Kral Hüseyin'in büyük dedesinin ismi ‘‘Hüseyin bin
Aliydi” biz ona ‘‘Şerif Hüseyin’’ derdik. ‘‘Şerif’’ unvanını
taşırdı, zira Peygamber soyundan geldiğine inanılırdı. 1856'da Mekke'de doğdu. Sultan
Abdülhamid'in iktidar senelerinde ‘‘Bağımsız bir Arap devleti
kurup bütün Arapları tek bir bayrak altında toplamak’’ hevesine kapıldığı
ve bu iş için İngilizlerle temasa geçtiği anlaşılınca İstanbul'a getirilip göz
hapsine alındı. İstanbul’dan ayrılması, hatta evinden dışarıya adım atması bile
yasaktı. Yıllarca böyle yaşadı ama Abdülhamid'i devirip iktidara gelen İttihatçılar,
akıl almaz bir iş yaptılar: Hüseyin ‘‘Emir’’ unvanıyla Mekke'ye
yollandı, yani kurda kuzu emanet edildi.
Derken
imparatorluk Birinci Dünya Savaşı'na girdi ve Hüseyin'in hayalleri de ‘‘Arap
isyanı’’ şeklinde yavaş yavaş hakikate dönmeye başladı. Bunda Londra'dan
yollanan ve meşhur Lawrence'nin dağıttığı altınların etkisi büyük oldu; Hüseyin
1916'nın 9 Eylül'ünde kendisini ‘‘Hicaz Kralı’’ ilân etti, bir ‘‘isyan’’

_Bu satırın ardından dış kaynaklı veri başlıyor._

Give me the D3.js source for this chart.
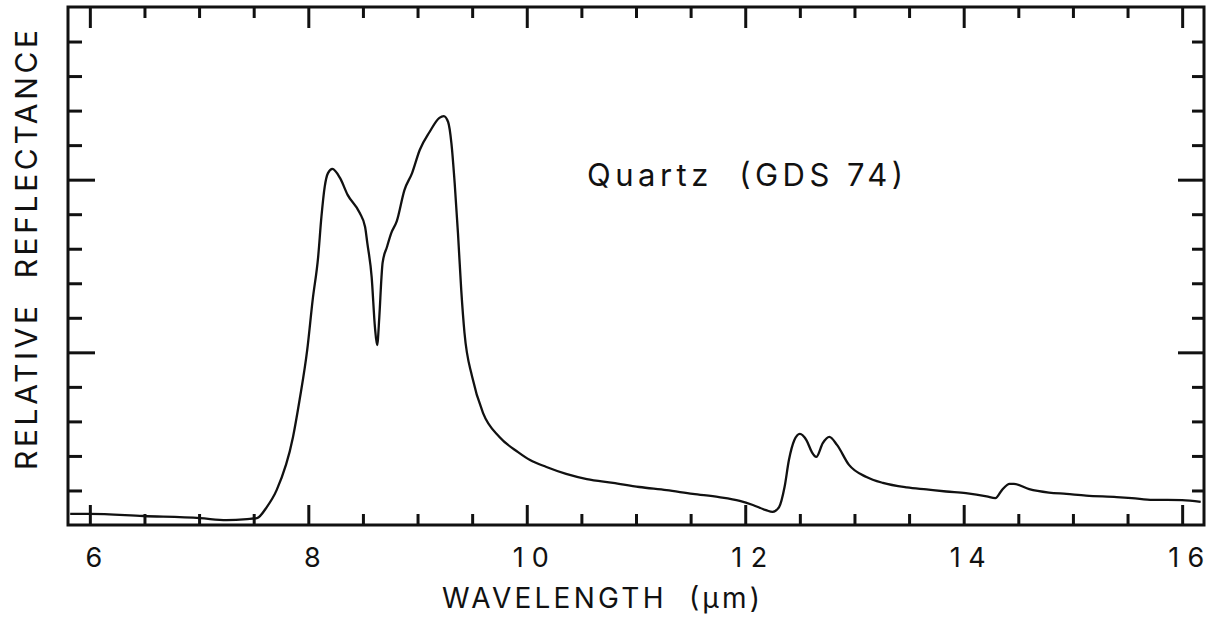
<!DOCTYPE html>
<html>
<head>
<meta charset="utf-8">
<script src="https://cdn.jsdelivr.net/npm/d3@7/dist/d3.min.js"></script>
<style>
  html, body { margin: 0; padding: 0; background: #fff; }
  svg { display: block; }
  text { font-family: Inter, "DejaVu Sans", sans-serif; font-weight: 400; fill: #111; white-space: pre; }
</style>
</head>
<body>
<svg id="chart" width="1221" height="620"></svg>
<script>
// ---- data ----
const wavelength = [5.82, 6.00, 6.49, 7.01, 7.25, 7.44, 7.53, 7.62, 7.71, 7.86, 7.92, 7.99, 8.04, 8.09, 8.12, 8.15, 8.18, 8.22, 8.29, 8.36, 8.47, 8.52, 8.54, 8.58, 8.61, 8.63, 8.65, 8.67, 8.68, 8.72, 8.76, 8.81, 8.88, 8.95, 9.02, 9.11, 9.20, 9.24, 9.28, 9.31, 9.34, 9.37, 9.40, 9.43, 9.50, 9.60, 9.75, 9.92, 10.03, 10.18, 10.36, 10.55, 10.79, 11.03, 11.28, 11.52, 11.76, 11.95, 12.07, 12.19, 12.25, 12.31, 12.36, 12.40, 12.45, 12.50, 12.56, 12.61, 12.65, 12.71, 12.77, 12.84, 12.95, 13.11, 13.26, 13.48, 13.66, 13.84, 14.02, 14.21, 14.29, 14.35, 14.42, 14.46, 14.60, 14.78, 14.94, 15.12, 15.40, 15.54, 15.73, 16.00, 16.17];
const reflectance = [0.032, 0.032, 0.026, 0.020, 0.014, 0.017, 0.020, 0.052, 0.101, 0.255, 0.362, 0.507, 0.652, 0.776, 0.892, 0.979, 1.019, 1.031, 1.005, 0.956, 0.904, 0.863, 0.817, 0.718, 0.573, 0.521, 0.602, 0.718, 0.759, 0.805, 0.846, 0.880, 0.970, 1.019, 1.086, 1.138, 1.179, 1.184, 1.167, 1.106, 0.990, 0.846, 0.681, 0.556, 0.429, 0.324, 0.255, 0.211, 0.188, 0.168, 0.148, 0.133, 0.122, 0.110, 0.101, 0.090, 0.081, 0.070, 0.058, 0.043, 0.038, 0.052, 0.110, 0.188, 0.246, 0.264, 0.246, 0.211, 0.197, 0.237, 0.255, 0.232, 0.174, 0.139, 0.122, 0.109, 0.103, 0.097, 0.092, 0.083, 0.078, 0.101, 0.119, 0.119, 0.104, 0.094, 0.090, 0.085, 0.081, 0.078, 0.073, 0.072, 0.067];

const xMajorTicks = [6, 8, 10, 12, 14, 16];
const xTickLabels = ["6", "8", "10", "12", "14", "16"];
const xMinorTicks = [6.5, 7, 7.5, 8.5, 9, 9.5, 10.5, 11, 11.5, 12.5, 13, 13.5, 14.5, 15, 15.5];
const yMajorTicks = [0.5, 1.0];
const yMinorTicks = [0.1, 0.2, 0.3, 0.4, 0.6, 0.7, 0.8, 0.9, 1.1, 1.2, 1.3, 1.4];

const xTitle = "WAVELENGTH  (\u03bcm)";
const yTitle = "RELATIVE  REFLECTANCE";
const annotation = "Quartz  (GDS 74)";

// ---- layout ----
const L = 68, R = 1204, T = 7, B = 525;
const svg = d3.select("#chart");
const x = d3.scaleLinear().domain([5.8, 16.2]).range([L, R]);
const y = d3.scaleLinear().domain([0, 1.5]).range([B, T]);

const tickStyle = g => {
  g.select(".domain").remove();
  g.selectAll(".tick line").attr("stroke", "#111").attr("stroke-width", 3);
  g.selectAll(".tick text").remove();
};

// bottom & top axes (ticks inward)
svg.append("g").attr("transform", `translate(0,${B})`)
  .call(d3.axisBottom(x).tickValues(xMajorTicks).tickSize(-20)).call(tickStyle);
svg.append("g").attr("transform", `translate(0,${B})`)
  .call(d3.axisBottom(x).tickValues(xMinorTicks).tickSize(-11)).call(tickStyle);
svg.append("g").attr("transform", `translate(0,${T})`)
  .call(d3.axisTop(x).tickValues(xMajorTicks).tickSize(-21)).call(tickStyle);
svg.append("g").attr("transform", `translate(0,${T})`)
  .call(d3.axisTop(x).tickValues(xMinorTicks).tickSize(-11)).call(tickStyle);
// left & right axes
svg.append("g").attr("transform", `translate(${L},0)`)
  .call(d3.axisLeft(y).tickValues(yMajorTicks).tickSize(-27)).call(tickStyle);
svg.append("g").attr("transform", `translate(${L},0)`)
  .call(d3.axisLeft(y).tickValues(yMinorTicks).tickSize(-14)).call(tickStyle);
svg.append("g").attr("transform", `translate(${R},0)`)
  .call(d3.axisRight(y).tickValues(yMajorTicks).tickSize(-26)).call(tickStyle);
svg.append("g").attr("transform", `translate(${R},0)`)
  .call(d3.axisRight(y).tickValues(yMinorTicks).tickSize(-12)).call(tickStyle);

// frame
svg.append("rect").attr("x", L).attr("y", T).attr("width", R - L).attr("height", B - T)
  .attr("fill", "none").attr("stroke", "#111").attr("stroke-width", 3);

// x tick labels
svg.append("g").selectAll("text").data(xMajorTicks).join("text")
  .attr("x", d => x(d) + 4).attr("y", 567)
  .attr("text-anchor", "middle")
  .attr("font-size", 27)
  .text((d, i) => xTickLabels[i])
  .each(function (d, i) {
    if (xTickLabels[i].length === 2) d3.select(this).attr("textLength", 36).attr("lengthAdjust", "spacing");
  });

// axis titles
svg.append("text").attr("x", 442).attr("y", 608).attr("font-size", 28)
  .attr("textLength", 318).attr("lengthAdjust", "spacing").text(xTitle);
svg.append("text").attr("transform", "translate(37,470) rotate(-90)")
  .attr("font-size", 30).attr("textLength", 440).attr("lengthAdjust", "spacing").text(yTitle);

// annotation
svg.append("text").attr("x", 587).attr("y", 186).attr("font-size", 31)
  .attr("textLength", 316).attr("lengthAdjust", "spacing").text(annotation);

// spectrum
const data = wavelength.map((w, i) => ({ w, r: reflectance[i] }));
const line = d3.line().x(d => x(d.w)).y(d => y(d.r)).curve(d3.curveMonotoneX);
svg.append("path").datum(data).attr("d", line)
  .attr("fill", "none").attr("stroke", "#111").attr("stroke-width", 2.3)
  .attr("stroke-linejoin", "round");
</script>
</body>
</html>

ve ‘‘cihad’’ bildirisi yayınladı. Bu bildiride ‘‘Türkler dinden
çıktılar. Arapların Türklere karşı cihadı farzdır.’’ demişti.
Bildirinin
neticesi, binlerce Mehmetçik Arap çöllerinde arkadan hançerlenerek can verdi. Hüseyin
krallıkla yetinmedi, hemen arkasından hilâfetini de ilân etti ama
halifeliğini kendisine bağlı birkaç kabileden başka kimse tanımadı. Talihi
artık yavaş yavaş ondan yüz çeviriyordu. Tahtını 1924'te Suudi Arabistan'ın
şimdiki hâkimi olan Suudi hanedanının kurucusu İbn-i Suud'a terk etti. Önce
Kıbrıs'a kaçtı, oradan Amman'a geçti ve 1931'de orada can verdi. Ölüm döşeğinde
sayıklarken ‘‘Osmanlı'ya kılıç çekmemeliydim’’ dediği ve lânete uğrama
endişesi içerisinde olduğu rivayet edildi. Aradan geçen seneler bu rivayetleri
de, endişeleri de haklı çıkardı. Kendisinden sonra tahta geçen çocuklarıyla
torunlarının hiçbiri yataklarında can veremedi...
Bundan sonra hangi talepler gelecek, ne istenecek hep birlikte
göreceğiz.
Gündemde artık anayasa değişikliği var. Bununla en büyük hamle
yapılarak, bölünmenin önünde ayak bağı olan unsurlar ortadan kaldırılacak.